:: Objective ::
Leaving out the pictures, retype the lines from the beginning of the listing through the line containing "(7,6) -- (1315,6);".

Records with drawing code
□ □ □ □ □ □ □

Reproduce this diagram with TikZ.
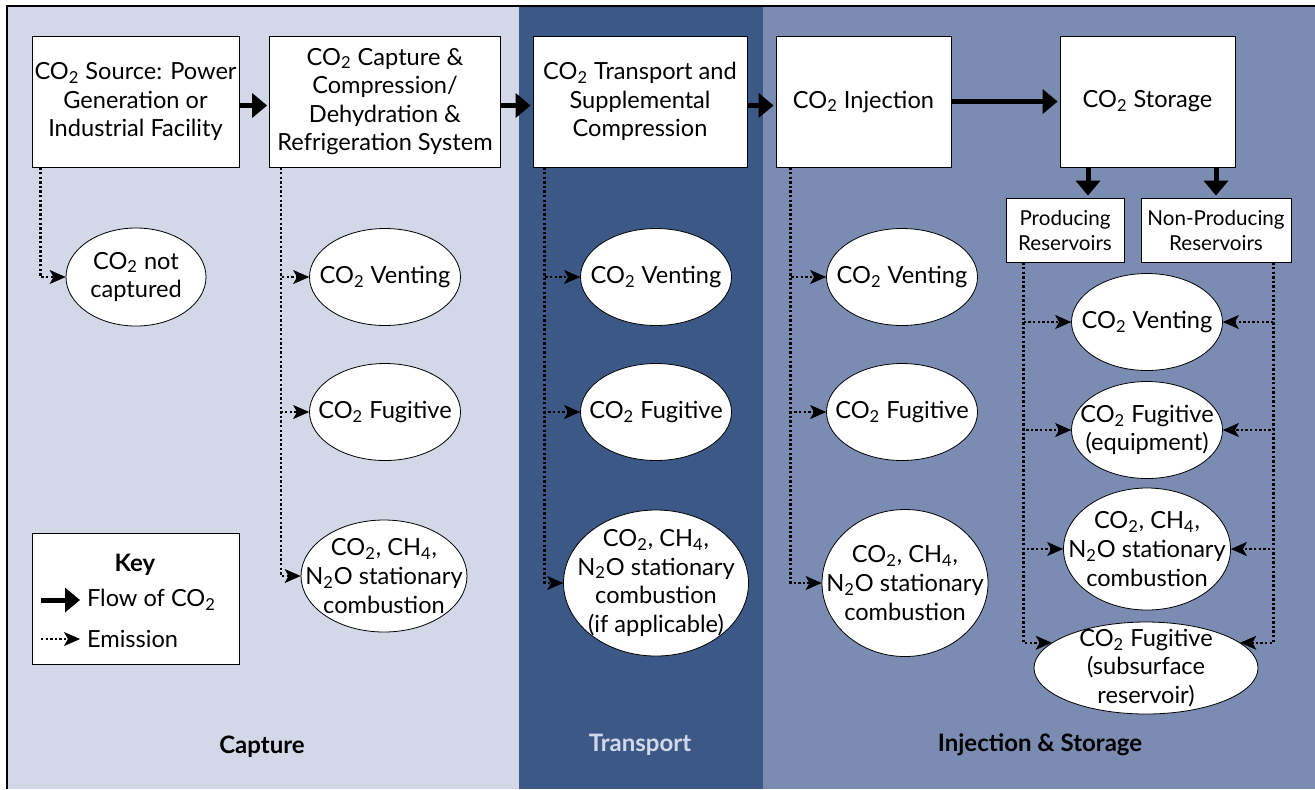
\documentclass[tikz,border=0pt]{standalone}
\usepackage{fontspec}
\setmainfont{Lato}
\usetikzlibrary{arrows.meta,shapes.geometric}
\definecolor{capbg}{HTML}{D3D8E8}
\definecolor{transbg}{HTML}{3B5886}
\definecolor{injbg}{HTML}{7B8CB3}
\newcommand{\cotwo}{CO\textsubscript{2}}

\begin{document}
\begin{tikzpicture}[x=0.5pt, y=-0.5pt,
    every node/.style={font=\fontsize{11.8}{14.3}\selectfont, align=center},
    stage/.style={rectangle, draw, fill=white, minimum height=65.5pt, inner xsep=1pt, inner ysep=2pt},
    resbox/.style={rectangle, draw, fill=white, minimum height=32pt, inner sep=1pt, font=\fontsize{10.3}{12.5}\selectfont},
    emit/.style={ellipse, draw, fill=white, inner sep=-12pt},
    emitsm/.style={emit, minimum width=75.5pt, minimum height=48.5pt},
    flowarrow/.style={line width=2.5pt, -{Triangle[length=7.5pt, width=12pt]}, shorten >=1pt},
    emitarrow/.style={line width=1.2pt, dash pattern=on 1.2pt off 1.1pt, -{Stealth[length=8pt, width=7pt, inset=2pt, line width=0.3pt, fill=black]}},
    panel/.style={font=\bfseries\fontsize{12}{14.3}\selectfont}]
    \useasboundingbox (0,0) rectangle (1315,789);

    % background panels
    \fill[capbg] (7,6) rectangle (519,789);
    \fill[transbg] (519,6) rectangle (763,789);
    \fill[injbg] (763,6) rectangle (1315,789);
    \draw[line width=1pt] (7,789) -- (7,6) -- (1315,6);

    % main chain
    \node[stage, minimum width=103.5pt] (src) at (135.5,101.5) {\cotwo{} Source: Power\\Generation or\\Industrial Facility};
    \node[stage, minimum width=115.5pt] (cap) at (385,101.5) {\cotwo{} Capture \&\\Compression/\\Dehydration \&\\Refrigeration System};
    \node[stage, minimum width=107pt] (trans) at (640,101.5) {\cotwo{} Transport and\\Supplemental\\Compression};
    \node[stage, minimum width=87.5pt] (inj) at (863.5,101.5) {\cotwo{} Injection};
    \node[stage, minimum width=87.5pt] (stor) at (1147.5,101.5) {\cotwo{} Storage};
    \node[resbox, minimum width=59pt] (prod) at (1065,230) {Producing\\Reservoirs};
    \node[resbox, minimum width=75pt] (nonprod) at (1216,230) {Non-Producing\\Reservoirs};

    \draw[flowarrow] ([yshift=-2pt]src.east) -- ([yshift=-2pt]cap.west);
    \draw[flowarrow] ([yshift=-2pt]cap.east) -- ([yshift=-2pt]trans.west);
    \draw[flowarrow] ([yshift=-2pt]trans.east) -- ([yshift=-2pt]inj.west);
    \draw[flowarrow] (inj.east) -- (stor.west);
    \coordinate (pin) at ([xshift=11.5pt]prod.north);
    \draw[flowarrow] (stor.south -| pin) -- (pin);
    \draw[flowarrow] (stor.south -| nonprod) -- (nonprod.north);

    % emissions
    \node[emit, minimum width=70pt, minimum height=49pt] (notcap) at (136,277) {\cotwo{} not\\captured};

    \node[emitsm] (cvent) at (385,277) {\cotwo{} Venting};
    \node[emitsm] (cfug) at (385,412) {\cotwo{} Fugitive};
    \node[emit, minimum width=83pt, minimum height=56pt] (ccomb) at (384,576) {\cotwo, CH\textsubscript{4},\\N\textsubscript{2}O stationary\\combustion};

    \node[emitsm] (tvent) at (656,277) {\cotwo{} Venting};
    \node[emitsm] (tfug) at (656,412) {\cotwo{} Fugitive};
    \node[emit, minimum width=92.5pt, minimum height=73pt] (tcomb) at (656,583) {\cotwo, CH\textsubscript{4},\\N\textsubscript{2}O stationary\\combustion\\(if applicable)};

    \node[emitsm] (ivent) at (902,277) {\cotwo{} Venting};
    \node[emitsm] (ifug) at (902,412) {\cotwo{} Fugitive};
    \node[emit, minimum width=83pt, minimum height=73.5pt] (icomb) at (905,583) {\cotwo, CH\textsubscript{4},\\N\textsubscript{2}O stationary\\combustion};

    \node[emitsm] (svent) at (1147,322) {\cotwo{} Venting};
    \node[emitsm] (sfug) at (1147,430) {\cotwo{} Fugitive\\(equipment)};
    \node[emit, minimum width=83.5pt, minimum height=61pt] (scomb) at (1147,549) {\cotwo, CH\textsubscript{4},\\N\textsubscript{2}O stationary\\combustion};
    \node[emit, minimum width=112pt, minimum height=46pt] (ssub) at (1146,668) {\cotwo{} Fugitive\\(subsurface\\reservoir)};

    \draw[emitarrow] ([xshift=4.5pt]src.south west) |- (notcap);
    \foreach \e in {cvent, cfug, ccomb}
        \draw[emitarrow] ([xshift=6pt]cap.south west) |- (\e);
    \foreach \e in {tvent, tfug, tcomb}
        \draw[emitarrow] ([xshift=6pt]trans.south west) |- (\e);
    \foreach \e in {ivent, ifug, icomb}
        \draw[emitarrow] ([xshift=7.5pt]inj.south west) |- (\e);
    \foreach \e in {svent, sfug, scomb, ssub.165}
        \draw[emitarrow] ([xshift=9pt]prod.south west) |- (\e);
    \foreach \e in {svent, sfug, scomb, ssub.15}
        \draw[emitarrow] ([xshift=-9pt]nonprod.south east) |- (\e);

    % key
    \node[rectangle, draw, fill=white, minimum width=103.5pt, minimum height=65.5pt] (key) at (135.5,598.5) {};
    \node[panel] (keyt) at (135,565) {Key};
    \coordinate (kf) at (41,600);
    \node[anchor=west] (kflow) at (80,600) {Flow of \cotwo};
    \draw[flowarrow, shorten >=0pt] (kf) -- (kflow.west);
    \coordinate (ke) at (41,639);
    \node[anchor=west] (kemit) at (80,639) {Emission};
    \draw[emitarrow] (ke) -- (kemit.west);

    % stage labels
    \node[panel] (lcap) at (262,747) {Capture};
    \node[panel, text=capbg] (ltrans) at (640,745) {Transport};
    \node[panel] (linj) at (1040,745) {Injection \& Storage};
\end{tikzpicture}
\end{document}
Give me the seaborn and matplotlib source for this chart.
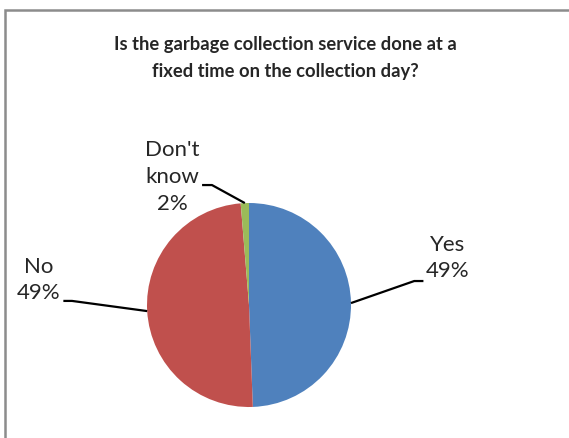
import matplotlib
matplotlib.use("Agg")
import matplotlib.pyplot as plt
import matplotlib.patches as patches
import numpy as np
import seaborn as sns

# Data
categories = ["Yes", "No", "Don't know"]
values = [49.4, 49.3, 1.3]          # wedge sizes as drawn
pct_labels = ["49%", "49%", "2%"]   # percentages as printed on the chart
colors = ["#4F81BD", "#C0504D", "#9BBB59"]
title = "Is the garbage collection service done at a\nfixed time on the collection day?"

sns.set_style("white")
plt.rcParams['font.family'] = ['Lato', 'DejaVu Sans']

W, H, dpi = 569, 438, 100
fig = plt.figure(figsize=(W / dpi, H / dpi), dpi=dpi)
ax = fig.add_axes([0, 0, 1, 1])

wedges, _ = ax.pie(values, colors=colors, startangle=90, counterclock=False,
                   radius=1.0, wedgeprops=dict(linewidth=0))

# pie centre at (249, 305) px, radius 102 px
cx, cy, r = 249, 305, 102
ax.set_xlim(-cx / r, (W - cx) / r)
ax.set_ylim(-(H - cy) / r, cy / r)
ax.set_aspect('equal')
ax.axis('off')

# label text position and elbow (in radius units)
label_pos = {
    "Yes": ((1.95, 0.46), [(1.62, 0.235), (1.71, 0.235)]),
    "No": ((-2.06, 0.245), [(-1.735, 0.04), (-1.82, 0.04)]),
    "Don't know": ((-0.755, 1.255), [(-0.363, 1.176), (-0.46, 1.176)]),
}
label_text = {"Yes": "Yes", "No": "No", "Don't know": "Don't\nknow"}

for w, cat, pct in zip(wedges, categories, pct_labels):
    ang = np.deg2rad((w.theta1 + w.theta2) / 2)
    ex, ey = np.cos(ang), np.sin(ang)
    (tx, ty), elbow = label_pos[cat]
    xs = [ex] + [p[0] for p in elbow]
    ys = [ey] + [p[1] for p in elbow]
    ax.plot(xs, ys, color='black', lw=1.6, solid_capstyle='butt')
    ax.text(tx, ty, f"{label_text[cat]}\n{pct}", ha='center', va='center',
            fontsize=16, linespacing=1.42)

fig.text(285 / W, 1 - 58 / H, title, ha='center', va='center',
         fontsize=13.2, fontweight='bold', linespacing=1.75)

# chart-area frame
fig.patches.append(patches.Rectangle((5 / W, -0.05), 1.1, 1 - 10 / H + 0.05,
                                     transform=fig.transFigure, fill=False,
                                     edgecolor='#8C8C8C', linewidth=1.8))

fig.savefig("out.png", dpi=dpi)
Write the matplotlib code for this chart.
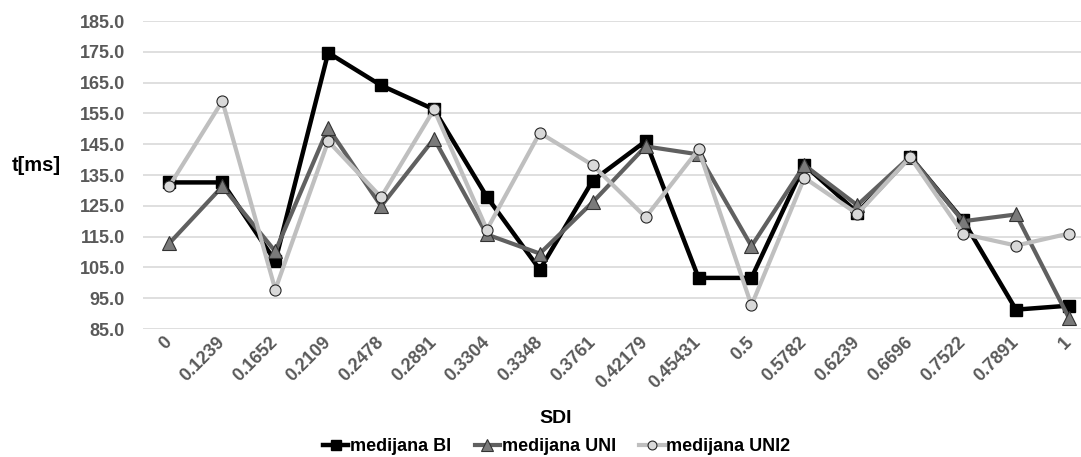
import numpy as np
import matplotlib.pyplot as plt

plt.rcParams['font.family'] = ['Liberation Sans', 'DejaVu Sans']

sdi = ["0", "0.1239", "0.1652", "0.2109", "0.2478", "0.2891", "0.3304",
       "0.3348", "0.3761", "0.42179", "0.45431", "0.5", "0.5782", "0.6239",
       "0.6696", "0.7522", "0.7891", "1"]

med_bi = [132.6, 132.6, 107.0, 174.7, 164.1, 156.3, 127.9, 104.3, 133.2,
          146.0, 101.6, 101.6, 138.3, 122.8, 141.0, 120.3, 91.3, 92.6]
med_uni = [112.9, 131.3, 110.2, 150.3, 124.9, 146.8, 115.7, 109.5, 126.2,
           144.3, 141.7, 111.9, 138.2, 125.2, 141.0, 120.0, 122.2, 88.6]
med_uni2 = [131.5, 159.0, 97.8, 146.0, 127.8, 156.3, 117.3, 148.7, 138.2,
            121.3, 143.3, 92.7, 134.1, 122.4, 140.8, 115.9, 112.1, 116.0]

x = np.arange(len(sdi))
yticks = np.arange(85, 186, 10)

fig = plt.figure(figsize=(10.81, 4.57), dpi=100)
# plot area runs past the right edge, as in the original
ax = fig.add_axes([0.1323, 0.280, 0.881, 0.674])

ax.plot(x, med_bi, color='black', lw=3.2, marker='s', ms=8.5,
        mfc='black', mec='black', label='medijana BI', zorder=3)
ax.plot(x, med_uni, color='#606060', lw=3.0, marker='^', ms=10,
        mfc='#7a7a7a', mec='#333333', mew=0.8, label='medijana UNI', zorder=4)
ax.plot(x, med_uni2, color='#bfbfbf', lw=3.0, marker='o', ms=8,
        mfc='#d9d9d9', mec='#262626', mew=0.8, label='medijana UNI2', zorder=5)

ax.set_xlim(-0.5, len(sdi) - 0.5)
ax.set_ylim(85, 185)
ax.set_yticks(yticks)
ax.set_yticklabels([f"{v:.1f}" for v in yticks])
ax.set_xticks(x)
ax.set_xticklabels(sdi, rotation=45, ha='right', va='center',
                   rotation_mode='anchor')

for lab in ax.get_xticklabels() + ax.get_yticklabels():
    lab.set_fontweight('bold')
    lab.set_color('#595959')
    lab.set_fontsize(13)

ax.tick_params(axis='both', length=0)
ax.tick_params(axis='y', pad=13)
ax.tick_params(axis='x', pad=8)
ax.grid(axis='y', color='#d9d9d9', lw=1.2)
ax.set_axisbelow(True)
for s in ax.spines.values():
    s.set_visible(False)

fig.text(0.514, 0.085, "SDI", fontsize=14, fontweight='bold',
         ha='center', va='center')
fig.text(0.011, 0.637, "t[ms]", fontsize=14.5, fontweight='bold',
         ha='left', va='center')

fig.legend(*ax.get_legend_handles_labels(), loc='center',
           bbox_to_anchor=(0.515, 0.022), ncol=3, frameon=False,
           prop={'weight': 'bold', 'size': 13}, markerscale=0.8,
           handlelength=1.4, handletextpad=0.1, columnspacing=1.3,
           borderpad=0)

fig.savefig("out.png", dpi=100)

□ □ □ □ □ □ □

:: Full answer ::
Reproduce this diagram with TikZ.
\documentclass[tikz,border=0pt]{standalone}
\usepackage{fontspec}
\setmainfont{Lato}
\usetikzlibrary{arrows.meta,shapes.geometric}
\definecolor{capbg}{HTML}{D3D8E8}
\definecolor{transbg}{HTML}{3B5886}
\definecolor{injbg}{HTML}{7B8CB3}
\newcommand{\cotwo}{CO\textsubscript{2}}

\begin{document}
\begin{tikzpicture}[x=0.5pt, y=-0.5pt,
    every node/.style={font=\fontsize{11.8}{14.3}\selectfont, align=center},
    stage/.style={rectangle, draw, fill=white, minimum height=65.5pt, inner xsep=1pt, inner ysep=2pt},
    resbox/.style={rectangle, draw, fill=white, minimum height=32pt, inner sep=1pt, font=\fontsize{10.3}{12.5}\selectfont},
    emit/.style={ellipse, draw, fill=white, inner sep=-12pt},
    emitsm/.style={emit, minimum width=75.5pt, minimum height=48.5pt},
    flowarrow/.style={line width=2.5pt, -{Triangle[length=7.5pt, width=12pt]}, shorten >=1pt},
    emitarrow/.style={line width=1.2pt, dash pattern=on 1.2pt off 1.1pt, -{Stealth[length=8pt, width=7pt, inset=2pt, line width=0.3pt, fill=black]}},
    panel/.style={font=\bfseries\fontsize{12}{14.3}\selectfont}]
    \useasboundingbox (0,0) rectangle (1315,789);

    % background panels
    \fill[capbg] (7,6) rectangle (519,789);
    \fill[transbg] (519,6) rectangle (763,789);
    \fill[injbg] (763,6) rectangle (1315,789);
    \draw[line width=1pt] (7,789) -- (7,6) -- (1315,6);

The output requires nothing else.